Wednesday, February 29, 2012

Leap

When i first realized that this year was a leap year- i was very excited. leap days should be full of adventure and courageous new things that maybe you've been wanting to do for a while. i didn't know what i wanted to do- but i wanted to do.....something.

that's not how it turned out.

i'm not gonna lie. i've been pretty crappy in the last week. i made this exciting/somewhat scary career/life decision. and it was followed last week by some unexpected and even more scary job news. namely, that i might not have one for as long as i thought. this is not definite, thank goodness. but it sure did scare the hell out of me.
combine this with a weird new development- i can't run long distances anymore. i mean, the longest i've ever run was 6 miles, so it's not like i'm a marathoner. but i'm having trouble getting past...2. and i signed up for the Broad St Run in early May- which is my biggest goal to accomplish before i turn 30. and i'm blocked. mentally. maybe physically. i do not know.

and it rained all day. poured. and i stayed at work super late. and instead of going on some kind of adventure, or even just running a basic errand like going to the post office to renew my passport (which i Will do this week. i will!), i ended up coming home late and laying on the couch and watching 'dude where's my car' in sweats, eating cookies. feeling totally lame.

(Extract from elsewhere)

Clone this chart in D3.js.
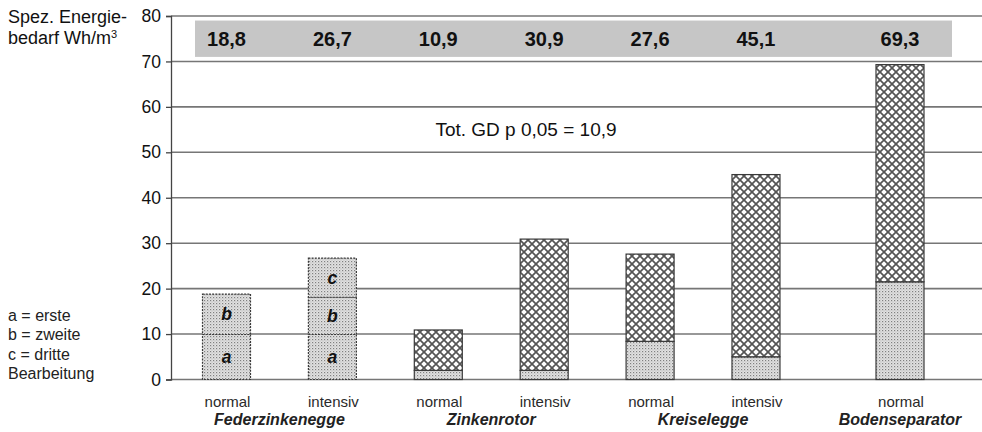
<!DOCTYPE html>
<html><head><meta charset="utf-8">
<script src="https://cdn.jsdelivr.net/npm/d3@7"></script>
<style>body{margin:0;background:#fff;} svg{display:block;font-family:"Liberation Sans",Arial,Helvetica,sans-serif;}</style>
</head><body><svg id="c" width="982" height="432"></svg>
<script>
// ---- data ----
const groups = ["Federzinkenegge", "Zinkenrotor", "Kreiselegge", "Bodenseparator"];
const barGroup = [0, 0, 1, 1, 2, 2, 3];
const variants = ["normal", "intensiv", "normal", "intensiv", "normal", "intensiv", "normal"];
const totals = [18.8, 26.7, 10.9, 30.9, 27.6, 45.1, 69.3];
const totalLabels = ["18,8", "26,7", "10,9", "30,9", "27,6", "45,1", "69,3"];
const passA = [9.9, 9.9, 2.0, 2.0, 8.4, 5.0, 21.5];   // dotted (a = erste)
const passB = [8.9, 8.2, 0, 0, 0, 0, 0];             // dotted (b = zweite)
const passC = [0, 8.6, 0, 0, 0, 0, 0];               // dotted (c = dritte)
const yTicks = [0, 10, 20, 30, 40, 50, 60, 70, 80];
const legendLines = ["a = erste", "b = zweite", "c = dritte", "Bearbeitung"];
const lsdText = "Tot. GD p 0,05 = 10,9";

// ---- layout ----
const svg = d3.select("#c");
const axisX = 171, y0 = 379.5, yTop = 16;
const y = d3.scaleLinear().domain([0, 80]).range([y0, yTop]);
const slot = i => i + (barGroup[i] === 3 ? 0.36 : 0);
const x = d3.scaleLinear().domain([0, 6.36]).range([226.5, 900]);
const bw = 48;

// patterns
const defs = svg.append("defs");
const dot = defs.append("pattern").attr("id", "dots").attr("patternUnits", "userSpaceOnUse")
  .attr("width", 3).attr("height", 3);
dot.append("rect").attr("width", 3).attr("height", 3).attr("fill", "#e2e2e2");
dot.append("rect").attr("x", 0).attr("y", 0).attr("width", 1.2).attr("height", 1.2).attr("fill", "#808080");
dot.append("rect").attr("x", 1.5).attr("y", 1.5).attr("width", 1).attr("height", 1).attr("fill", "#aaaaaa");
const hat = defs.append("pattern").attr("id", "hatch").attr("patternUnits", "userSpaceOnUse")
  .attr("width", 8).attr("height", 8);
hat.append("rect").attr("width", 8).attr("height", 8).attr("fill", "#fff");
hat.append("path").attr("d", "M-1,-1L9,9M9,-1L-1,9").attr("stroke", "#555").attr("stroke-width", 1.7);

// grey band with totals
svg.append("rect").attr("x", 195).attr("y", y(79)).attr("width", 952 - 195).attr("height", y(71) - y(79))
  .attr("fill", "#c6c6c6");
svg.selectAll("text.tot").data(totals).enter().append("text").attr("class", "tot")
  .attr("x", (d, i) => x(slot(i))).attr("y", y(75) + 7.5).attr("text-anchor", "middle")
  .attr("font-size", 20).attr("font-weight", "bold").attr("fill", "#111")
  .text((d, i) => totalLabels[i]);

// gridlines
svg.selectAll("line.grid").data(yTicks).enter().append("line").attr("class", "grid")
  .attr("x1", axisX).attr("x2", 982).attr("y1", d => y(d)).attr("y2", d => y(d))
  .attr("stroke", "#767676").attr("stroke-width", 1.6);

// axis
const ax = svg.append("g").attr("transform", `translate(${axisX},0)`)
  .call(d3.axisLeft(y).tickValues(yTicks).tickSize(5).tickPadding(5).tickFormat(d3.format("d")));
ax.select(".domain").attr("stroke", "#444").attr("stroke-width", 1.3);
ax.selectAll(".tick line").attr("stroke", "#444").attr("stroke-width", 1.3);
ax.selectAll(".tick text").attr("font-size", 17.5).attr("fill", "#111")
  .attr("font-family", "'Liberation Sans',Arial,sans-serif");

// bars
const bars = totals.map((t, i) => {
  const segs = [];
  let base = 0;
  [[passA[i], "a"], [passB[i], "b"], [passC[i], "c"]].forEach(([v, l]) => {
    if (v > 0) { segs.push({ y0: base, y1: base + v, fill: "url(#dots)", label: barGroup[i] === 0 ? l : null, dashed: barGroup[i] === 0 }); base += v; }
  });
  const rest = +(t - base).toFixed(2);
  if (rest > 0) segs.push({ y0: base, y1: t, fill: "url(#hatch)", label: null, dashed: false });
  return { i, segs };
});
const bg = svg.selectAll("g.bar").data(bars).enter().append("g").attr("class", "bar");
bg.selectAll("rect").data(b => b.segs.map(s => ({ ...s, i: b.i }))).enter().append("rect")
  .attr("x", d => x(slot(d.i)) - bw / 2).attr("width", bw)
  .attr("y", d => y(d.y1)).attr("height", d => y(d.y0) - y(d.y1))
  .attr("fill", d => d.fill).attr("stroke", "#3a3a3a").attr("stroke-width", 1.2)
  .attr("stroke-dasharray", d => d.dashed ? "2,1.2" : null);
bg.selectAll("text").data(b => b.segs.filter(s => s.label).map(s => ({ ...s, i: b.i }))).enter().append("text")
  .attr("x", d => x(slot(d.i))).attr("y", d => (y(d.y0) + y(d.y1)) / 2 + 6)
  .attr("text-anchor", "middle").attr("font-size", 17.5).attr("font-weight", "bold").attr("font-style", "italic")
  .attr("fill", "#111").text(d => d.label);

// x labels
svg.selectAll("text.var").data(variants).enter().append("text").attr("class", "var")
  .attr("x", (d, i) => x(slot(i)) + 1).attr("y", 407).attr("text-anchor", "middle")
  .attr("font-size", 15).attr("fill", "#2a2a2a").text(d => d);
svg.selectAll("text.grp").data(groups).enter().append("text").attr("class", "grp")
  .attr("x", (g, gi) => d3.mean(barGroup.map((b, i) => b === gi ? x(slot(i)) : null).filter(v => v !== null)))
  .attr("y", 425).attr("text-anchor", "middle")
  .attr("font-size", 16).attr("font-weight", "bold").attr("font-style", "italic").attr("fill", "#222").text(d => d);

// LSD note
svg.append("text").attr("x", 526).attr("y", y(55) + 6.5).attr("text-anchor", "middle")
  .attr("font-size", 19).attr("fill", "#111").text(lsdText);

// y title
const yt = svg.append("text").attr("x", 8).attr("font-size", 18).attr("fill", "#111");
yt.append("tspan").attr("x", 8).attr("y", 23).text("Spez. Energie-");
yt.append("tspan").attr("x", 8).attr("y", 44).text("bedarf Wh/m");
yt.append("tspan").attr("font-size", 11).attr("dy", -6).text("3");

// legend
svg.selectAll("text.leg").data(legendLines).enter().append("text").attr("class", "leg")
  .attr("x", 8).attr("y", (d, i) => 320.5 + i * 19.5).attr("font-size", 16).attr("fill", "#222").text(d => d);
</script>
</body></html>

i don't know where i am going wrong. i want things to start falling into place. not feel messy and confusing and frustrating and....never ending. and i don't know how to fix any of it. that's the worst part. i don't know where to find a new job or how to really make sure and fix my current one. i don't know how to make myself run when it just seems like my legs won't move. i don't know how to feel hopeful about what the fuck i'm doing right now. in life. i feel like i want to go to bed and wake up in 6 months with my fingers crossed.

sigh. life doesn't work like that. so. instead, i am planning to use leap day as a jumping point. no, it didn't go as planned. i didn't call out sick and go on any grand adventures involving sexy unassuming men with nerdy glasses, or exploring new places around the city, or challenging myself to run more than i did the other day. BUT- tomorrow, is March 1st. you know i like making challenges for myself with the fresh start of a month ahead. especially a month like march- which is long and drags on forever.
so- tomorrow. i leap. i push myself, to figure things out. to run more. to talk to more people about possible opportunities in getting what i want out of my career. in making things happen. and not letting myself feel defeated and like a huge loser who can't do anything right.
i probably have to define this a bit more- goals work better when they are well defined and easy to follow. So. starting tomorrow i will run 3 days a week. and i will try to meet with at least 3 people to discuss career goals/opportunities. and will apply to at least 3 jobs. i will also shut up at work and get down to business so i have a job to keep going to for as long as I want it. i am going to be exhausted. but hopefully i'll sleep well, and with confident thoughts and pleasant dreams.